Three Conditions to Successful Interventions

A couple of years ago, I realised interventions at my school were not as successful as they could have been. One small tweak made a significant difference.

Interventions were squeezed into leftover time, delivered by whoever was free, or aimed at the same students for too long.

We decided to prioritise three conditions for intervention: the right person, the right students and protected time.

The change was simple: we timetabled 30 minutes of TA led whole-class independent reading after lunch to build those three conditions into the school day.

1. The right person
Teachers lead the interventions because they understand the misconceptions behind errors and the precise next steps needed. Because the class teacher delivers the support, they can immediately revisit it in later lessons, make links and check whether it has stuck.

This is not about dismissing TAs — many deliver excellent interventions — but high-quality intervention depends on expertise, planning and training, not simply availability.

2. The right pupils
Groups are flexible and responsive. It is not the same students every day. Teachers have autonomy to select students based on need: a misunderstanding from that morning’s maths lesson, pre-teaching for tomorrow’s learning, gaps from test analysis, greater depth challenge or short 1:1 support.
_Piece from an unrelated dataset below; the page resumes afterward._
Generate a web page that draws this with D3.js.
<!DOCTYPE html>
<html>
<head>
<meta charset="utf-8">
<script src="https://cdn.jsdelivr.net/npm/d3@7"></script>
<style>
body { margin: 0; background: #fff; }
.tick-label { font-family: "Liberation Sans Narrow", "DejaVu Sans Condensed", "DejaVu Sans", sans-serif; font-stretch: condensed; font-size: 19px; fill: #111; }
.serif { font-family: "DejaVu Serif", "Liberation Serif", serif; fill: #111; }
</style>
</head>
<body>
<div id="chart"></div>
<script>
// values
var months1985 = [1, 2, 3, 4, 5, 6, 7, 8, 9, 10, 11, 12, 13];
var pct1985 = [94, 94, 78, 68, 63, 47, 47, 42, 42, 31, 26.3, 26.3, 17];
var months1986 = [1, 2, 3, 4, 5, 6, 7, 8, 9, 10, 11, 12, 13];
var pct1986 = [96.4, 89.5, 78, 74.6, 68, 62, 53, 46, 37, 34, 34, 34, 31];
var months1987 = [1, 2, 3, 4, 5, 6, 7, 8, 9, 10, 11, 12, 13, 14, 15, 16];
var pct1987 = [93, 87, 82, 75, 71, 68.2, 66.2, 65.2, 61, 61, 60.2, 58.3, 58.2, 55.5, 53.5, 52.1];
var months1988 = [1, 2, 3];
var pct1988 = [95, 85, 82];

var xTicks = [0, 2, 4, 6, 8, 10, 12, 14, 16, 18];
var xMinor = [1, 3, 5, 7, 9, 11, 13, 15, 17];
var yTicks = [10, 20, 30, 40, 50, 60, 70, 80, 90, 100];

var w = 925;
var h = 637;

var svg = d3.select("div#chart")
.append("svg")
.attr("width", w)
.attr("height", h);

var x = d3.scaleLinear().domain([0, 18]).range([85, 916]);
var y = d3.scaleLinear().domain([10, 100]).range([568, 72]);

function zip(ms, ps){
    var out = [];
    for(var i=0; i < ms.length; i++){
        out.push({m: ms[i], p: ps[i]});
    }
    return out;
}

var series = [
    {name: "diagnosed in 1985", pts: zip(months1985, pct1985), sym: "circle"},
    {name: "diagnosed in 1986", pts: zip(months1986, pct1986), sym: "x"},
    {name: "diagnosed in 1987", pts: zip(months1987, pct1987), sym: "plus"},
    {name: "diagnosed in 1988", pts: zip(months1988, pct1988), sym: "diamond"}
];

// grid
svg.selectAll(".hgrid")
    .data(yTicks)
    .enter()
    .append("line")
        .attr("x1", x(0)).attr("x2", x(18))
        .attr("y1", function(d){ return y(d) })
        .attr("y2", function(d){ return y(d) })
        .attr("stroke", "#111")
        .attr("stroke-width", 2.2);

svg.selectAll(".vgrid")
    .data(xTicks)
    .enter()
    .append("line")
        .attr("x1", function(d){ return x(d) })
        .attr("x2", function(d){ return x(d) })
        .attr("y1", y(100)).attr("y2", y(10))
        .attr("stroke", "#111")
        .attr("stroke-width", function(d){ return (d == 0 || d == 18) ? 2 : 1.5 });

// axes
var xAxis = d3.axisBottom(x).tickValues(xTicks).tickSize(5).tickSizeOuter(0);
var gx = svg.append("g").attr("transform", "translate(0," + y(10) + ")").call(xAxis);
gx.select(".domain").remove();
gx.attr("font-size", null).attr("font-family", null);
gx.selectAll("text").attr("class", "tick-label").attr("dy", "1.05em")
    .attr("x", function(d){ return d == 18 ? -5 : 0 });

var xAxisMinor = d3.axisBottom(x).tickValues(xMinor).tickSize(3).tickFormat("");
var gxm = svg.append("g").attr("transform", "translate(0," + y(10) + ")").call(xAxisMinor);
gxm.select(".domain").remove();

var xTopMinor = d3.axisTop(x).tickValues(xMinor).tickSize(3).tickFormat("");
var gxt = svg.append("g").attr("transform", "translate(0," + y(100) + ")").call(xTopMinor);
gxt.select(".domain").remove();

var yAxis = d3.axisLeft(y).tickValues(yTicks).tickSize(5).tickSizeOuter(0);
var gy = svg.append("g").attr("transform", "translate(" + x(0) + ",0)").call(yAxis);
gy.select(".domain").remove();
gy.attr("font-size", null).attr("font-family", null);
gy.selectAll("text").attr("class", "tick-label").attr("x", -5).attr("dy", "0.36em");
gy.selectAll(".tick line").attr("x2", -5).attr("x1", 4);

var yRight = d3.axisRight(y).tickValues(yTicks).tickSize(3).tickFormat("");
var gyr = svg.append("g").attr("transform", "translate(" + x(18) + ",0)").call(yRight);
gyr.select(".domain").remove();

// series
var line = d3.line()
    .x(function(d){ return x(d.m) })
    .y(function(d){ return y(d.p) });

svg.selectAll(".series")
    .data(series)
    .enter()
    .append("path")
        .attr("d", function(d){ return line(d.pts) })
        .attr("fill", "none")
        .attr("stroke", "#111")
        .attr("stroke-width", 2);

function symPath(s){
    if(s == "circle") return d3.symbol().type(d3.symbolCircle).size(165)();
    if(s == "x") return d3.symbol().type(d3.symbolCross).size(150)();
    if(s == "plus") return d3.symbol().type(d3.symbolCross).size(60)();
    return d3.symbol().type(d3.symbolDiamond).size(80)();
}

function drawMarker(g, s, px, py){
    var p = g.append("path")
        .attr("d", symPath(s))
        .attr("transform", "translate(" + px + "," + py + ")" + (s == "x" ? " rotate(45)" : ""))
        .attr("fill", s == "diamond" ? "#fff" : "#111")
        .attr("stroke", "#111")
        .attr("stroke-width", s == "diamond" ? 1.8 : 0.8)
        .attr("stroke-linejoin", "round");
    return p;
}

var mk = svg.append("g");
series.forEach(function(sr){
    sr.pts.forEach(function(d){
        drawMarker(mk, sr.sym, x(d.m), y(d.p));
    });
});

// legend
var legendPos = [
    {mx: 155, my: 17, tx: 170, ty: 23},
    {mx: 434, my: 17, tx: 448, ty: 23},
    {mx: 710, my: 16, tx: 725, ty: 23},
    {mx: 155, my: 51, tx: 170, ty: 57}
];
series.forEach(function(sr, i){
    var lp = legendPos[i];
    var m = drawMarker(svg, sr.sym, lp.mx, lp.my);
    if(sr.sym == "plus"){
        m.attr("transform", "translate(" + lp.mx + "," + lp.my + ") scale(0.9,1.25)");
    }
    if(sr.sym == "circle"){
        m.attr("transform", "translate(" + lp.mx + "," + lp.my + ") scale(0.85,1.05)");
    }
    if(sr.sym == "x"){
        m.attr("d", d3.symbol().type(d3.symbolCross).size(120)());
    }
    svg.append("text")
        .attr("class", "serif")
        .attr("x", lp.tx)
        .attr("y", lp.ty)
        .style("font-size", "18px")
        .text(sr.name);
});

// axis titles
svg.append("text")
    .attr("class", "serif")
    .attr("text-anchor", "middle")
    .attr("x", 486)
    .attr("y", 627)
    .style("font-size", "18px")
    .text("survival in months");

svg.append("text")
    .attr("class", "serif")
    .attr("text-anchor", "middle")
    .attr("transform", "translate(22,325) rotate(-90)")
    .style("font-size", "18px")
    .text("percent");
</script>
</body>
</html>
That flexibility also reduces stigma and prevents students being defined by a permanent label.

3. Protected time
We timetable 20-30 minutes every day from Year 1 upwards, with allocated teaching space and enough time to do something meaningful.

Because it is built into the day, intervention stops competing with everything else. Students are not routinely withdrawn from lessons, so curriculum breadth remains protected.

Reading time still matters too — independent reading sits within a wider reading culture of modelled reading, rich texts and repeated reading.

❌ Intervention is not an add-on, a rushed catch-up or an afterthought.
✅ It is precise, timely and embedded.

I learned that when we created these conditions — the right person, the right pupils and protected time — intervention has a far better chance of changing outcomes.